賛美を生み出す人生、と言いますと、水野源三さんのことを思い出します。病気のために全身が動かなくなり、動かせるのはまばたきだけ。でも、彼はイエス・キリストに出会い、救われたとき、その喜び、神様の恵みをたくさんの詩として現し、その詩をもとにたくさんの賛美が作られました。まさに賛美を生み出す人生でした。自分自身は何も出来ない体です。でも、神様の御言葉により救われた人生は、神様の栄光を豊かに現すのです。

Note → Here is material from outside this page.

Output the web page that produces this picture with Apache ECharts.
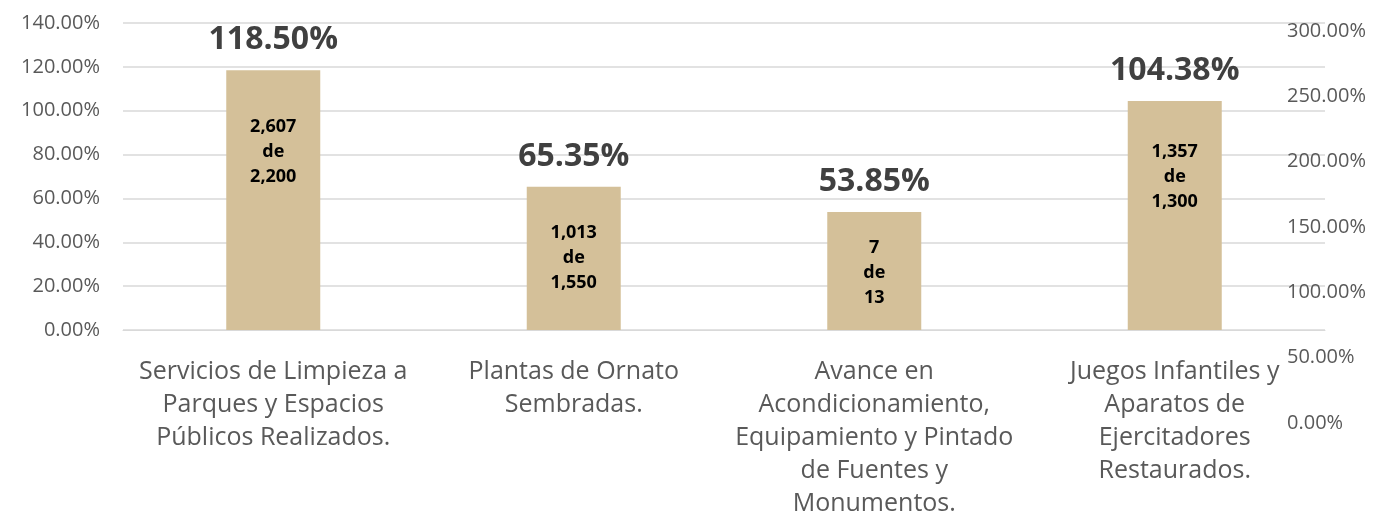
<!DOCTYPE html>
<html>
<head>
<meta charset="utf-8">
<script src="https://cdn.jsdelivr.net/npm/echarts@6/dist/echarts.min.js"></script>
<style>
  html, body { margin: 0; padding: 0; background: #fff; }
  #chart { width: 1375px; height: 521px; }
</style>
</head>
<body>
<div id="chart"></div>
<script>
var categories = [
    'Servicios de Limpieza a\nParques y Espacios\nPúblicos Realizados.',
    'Plantas de Ornato\nSembradas.',
    'Avance en\nAcondicionamiento,\nEquipamiento y Pintado\nde Fuentes y\nMonumentos.',
    'Juegos Infantiles y\nAparatos de\nEjercitadores\nRestaurados.'
];
var avance = [1.185, 0.6535, 0.5385, 1.0438];   // porcentaje alcanzado
var realizado = [2607, 1013, 7, 1357];
var meta = [2200, 1550, 13, 1300];

var barColor = '#d4c099';
var textGray = '#595959';
var fontName = 'Open Sans';

// desplazamiento vertical de la etiqueta interior (px)
var innerShift = [-48, 0, 2, -39];

var myChart = echarts.init(document.getElementById('chart'));

var innerData = avance.map(function (v, i) {
    return {
        value: v,
        label: { offset: [0, innerShift[i]] }
    };
});

var option = {
    animation: false,
    grid: [
        { left: 123, right: 50, top: 23, bottom: 191 },
        { left: 1287, right: 0, top: 31, bottom: 98 }
    ],
    xAxis: [{
        type: 'category',
        gridIndex: 0,
        data: categories,
        axisLine: { show: true, lineStyle: { color: '#d9d9d9', width: 1 } },
        axisTick: { show: false },
        axisLabel: {
            color: textGray,
            fontFamily: fontName,
            fontSize: 25,
            lineHeight: 33,
            margin: 25,
            interval: 0
        }
    }, {
        type: 'category',
        gridIndex: 1,
        data: categories,
        show: false
    }],
    yAxis: [{
        type: 'value',
        gridIndex: 0,
        min: 0,
        max: 1.4,
        interval: 0.2,
        axisLine: { show: false },
        axisTick: { show: false },
        splitLine: { lineStyle: { color: '#d9d9d9', width: 1.5 } },
        axisLabel: {
            color: textGray,
            fontFamily: fontName,
            fontSize: 20,
            margin: 23,
            formatter: function (v) { return (v * 100).toFixed(2) + '%'; }
        }
    }, {
        type: 'value',
        gridIndex: 1,
        position: 'left',
        min: 0,
        max: 3,
        interval: 0.5,
        axisLine: { show: false },
        axisTick: { show: false },
        splitLine: { show: false },
        axisLabel: {
            inside: true,
            margin: 0,
            align: 'left',
            color: textGray,
            fontFamily: fontName,
            fontSize: 20,
            formatter: function (v) { return (v * 100).toFixed(2) + '%'; }
        }
    }],
    series: [{
        name: 'Avance',
        type: 'bar',
        xAxisIndex: 0,
        yAxisIndex: 0,
        barWidth: 94,
        data: avance,
        itemStyle: { color: barColor },
        label: {
            show: true,
            position: 'top',
            distance: 14,
            color: '#404040',
            fontFamily: fontName,
            fontWeight: 'bold',
            fontSize: 32,
            formatter: function (p) { return (p.value * 100).toFixed(2) + '%'; }
        }
    }, {
        name: 'Detalle',
        type: 'bar',
        xAxisIndex: 0,
        yAxisIndex: 0,
        barWidth: 94,
        barGap: '-100%',
        data: innerData,
        itemStyle: { color: 'rgba(0,0,0,0)' },
        label: {
            show: true,
            position: 'inside',
            color: '#000',
            fontFamily: fontName,
            fontWeight: 'bold',
            fontSize: 18,
            lineHeight: 25,
            formatter: function (p) {
                var i = p.dataIndex;
                return realizado[i].toLocaleString('en-US') + '\nde\n' + meta[i].toLocaleString('en-US');
            }
        }
    }]
};

myChart.setOption(option);
</script>
</body>
</html>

私たちも、何か大きな事ができるか、ではなく、全能の神様を信頼し、僕として御言葉に従う、そしてどんな小さな事でも、主にお仕えして、神様の栄光のために生きるものとしていただきましょう。

まとめ.

マリヤが38節で、神様に従うと告白した言葉について、父の書いた本の中に、ある先生の言葉として紹介されている文章があります。このとき、マリヤはすらすらとこの言葉を語ったのではないだろう。おそらく、つっかえながら、必死で言葉にしたのだろう。それは、まるで液体の入ったビン、一升瓶のようなものを逆さまにしたら、サーッと水が流れ出るのではなく、ゴボゴボッとつっかえながら出てくるような言葉だった。そのように書かれています。御言葉通り、この身になりますように。それはこれから起こる出来事を考えるなら、簡単に言えることではありません。信仰の告白、神様に従う決意は、簡単なことではないでしょう。

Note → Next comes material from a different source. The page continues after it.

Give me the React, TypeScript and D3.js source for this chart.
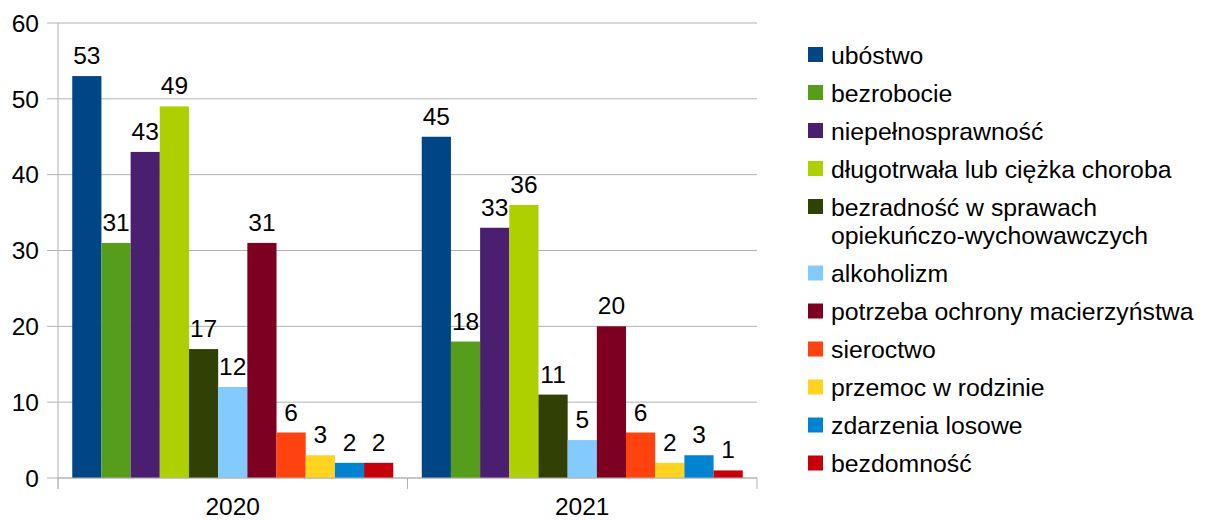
import React from "react";
import * as d3 from "d3";

const years = ["2020", "2021"];
const series = [
  "ubóstwo",
  "bezrobocie",
  "niepełnosprawność",
  "długotrwała lub ciężka choroba",
  "bezradność w sprawach opiekuńczo-wychowawczych",
  "alkoholizm",
  "potrzeba ochrony macierzyństwa",
  "sieroctwo",
  "przemoc w rodzinie",
  "zdarzenia losowe",
  "bezdomność",
];
const legendLines = [
  ["ubóstwo"],
  ["bezrobocie"],
  ["niepełnosprawność"],
  ["długotrwała lub ciężka choroba"],
  ["bezradność w sprawach", "opiekuńczo-wychowawczych"],
  ["alkoholizm"],
  ["potrzeba ochrony macierzyństwa"],
  ["sieroctwo"],
  ["przemoc w rodzinie"],
  ["zdarzenia losowe"],
  ["bezdomność"],
];
const values2020 = [53, 31, 43, 49, 17, 12, 31, 6, 3, 2, 2];
const values2021 = [45, 18, 33, 36, 11, 5, 20, 6, 2, 3, 1];
const colors = [
  "#004586",
  "#579d1c",
  "#4b1f6f",
  "#aecf00",
  "#314004",
  "#83caff",
  "#7e0021",
  "#ff420e",
  "#ffd320",
  "#0084d1",
  "#c5000b",
];
const yTicks = [0, 10, 20, 30, 40, 50, 60];

export default function App() {
  const W = 1210, H = 521;
  const left = 58, right = 757, top = 23, bottom = 478;
  const font = "'Liberation Sans', Arial, sans-serif";
  const x0 = d3.scaleBand().domain(years).range([left, right]).paddingInner(0).paddingOuter(0);
  const innerPad = (x0.bandwidth() - 321) / 2;
  const x1 = d3.scaleBand().domain(series).range([innerPad, x0.bandwidth() - innerPad]).padding(0);
  const y = d3.scaleLinear().domain([0, 60]).range([bottom, top]);
  const data = [values2020, values2021];
  const grid = "#b3b3b3";
  const fs = 24.5;
  const lfs = 24.8;

  let ly = 55;
  const legendItems = legendLines.map((lines, i) => {
    const yy = ly;
    ly += 38 + (lines.length - 1) * 28.5;
    return { lines, yy, color: colors[i] };
  });

  return (
    <svg width={W} height={H} style={{ position: "absolute", left: 0, top: 0, background: "#fff" }}>
      <rect x={0} y={0} width={W} height={H} fill="#fff" />
      {yTicks.map((t) => (
        <g key={t}>
          <line x1={47} x2={right} y1={y(t)} y2={y(t)} stroke={grid} strokeWidth={1} />
          <text x={39} y={y(t)} dy="0.36em" textAnchor="end" fontFamily={font} fontSize={fs} fill="#000">
            {t}
          </text>
        </g>
      ))}
      <line x1={left} x2={left} y1={top} y2={489} stroke={grid} />
      {[0, 1, 2].map((k) => {
        const xx = left + k * x0.bandwidth();
        return <line key={k} x1={xx} x2={xx} y1={bottom} y2={489} stroke={grid} />;
      })}
      {years.map((yr, gi) => (
        <g key={yr} transform={`translate(${x0(yr)},0)`}>
          {series.map((s, si) => {
            const v = data[gi][si];
            const bx = x1(s)!;
            return (
              <g key={s}>
                <rect x={bx} y={y(v)} width={x1.bandwidth()} height={bottom - y(v)} fill={colors[si]} />
                <text
                  x={bx + x1.bandwidth() / 2}
                  y={y(v) - 12}
                  textAnchor="middle"
                  fontFamily={font}
                  fontSize={fs}
                  fill="#000"
                >
                  {v}
                </text>
              </g>
            );
          })}
          <text x={x0.bandwidth() / 2} y={515} textAnchor="middle" fontFamily={font} fontSize={fs} fill="#000">
            {yr}
          </text>
        </g>
      ))}
      <line x1={left} x2={right} y1={bottom} y2={bottom} stroke={grid} />
      {legendItems.map((it, i) => (
        <g key={i}>
          <rect x={808} y={it.yy - 8} width={15} height={15} fill={it.color} />
          {it.lines.map((ln, li) => (
            <text key={li} x={831} y={it.yy + li * 28.5} dy="0.36em" fontFamily={font} fontSize={lfs} fill="#000">
              {ln}
            </text>
          ))}
        </g>
      ))}
    </svg>
  );
}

私たちも、神様を信じて従うというのは、実際は簡単なことではありません。現実の事、社会の中で生きることを考えるなら、聖書の言葉に従って歩むというのは、無理であるように感じるかもしれません。でも、自分の力でそれをするのではありません。自分が主となって、全てをコントロールできるはずがありません。そうではなく、神様を信頼し、御言葉に聞き従うなら、神様がさせてくださる。そのような人生を歩んでいきましょう。

クリスマス、それは神様ご自身がまず、旧約聖書で預言された通りに行ってくださった出来事です。そして、その陰にはマリヤやヨセフのように、命がけで、あるいは多くの犠牲を払いつつ、それでも神様の御言葉に従った僕たちがいたのです。私たちも、救い主の降誕を祝うと共に、御言葉のとおり、この身になるように、と、救い主に従う決意をするクリスマスとしていただきましょう。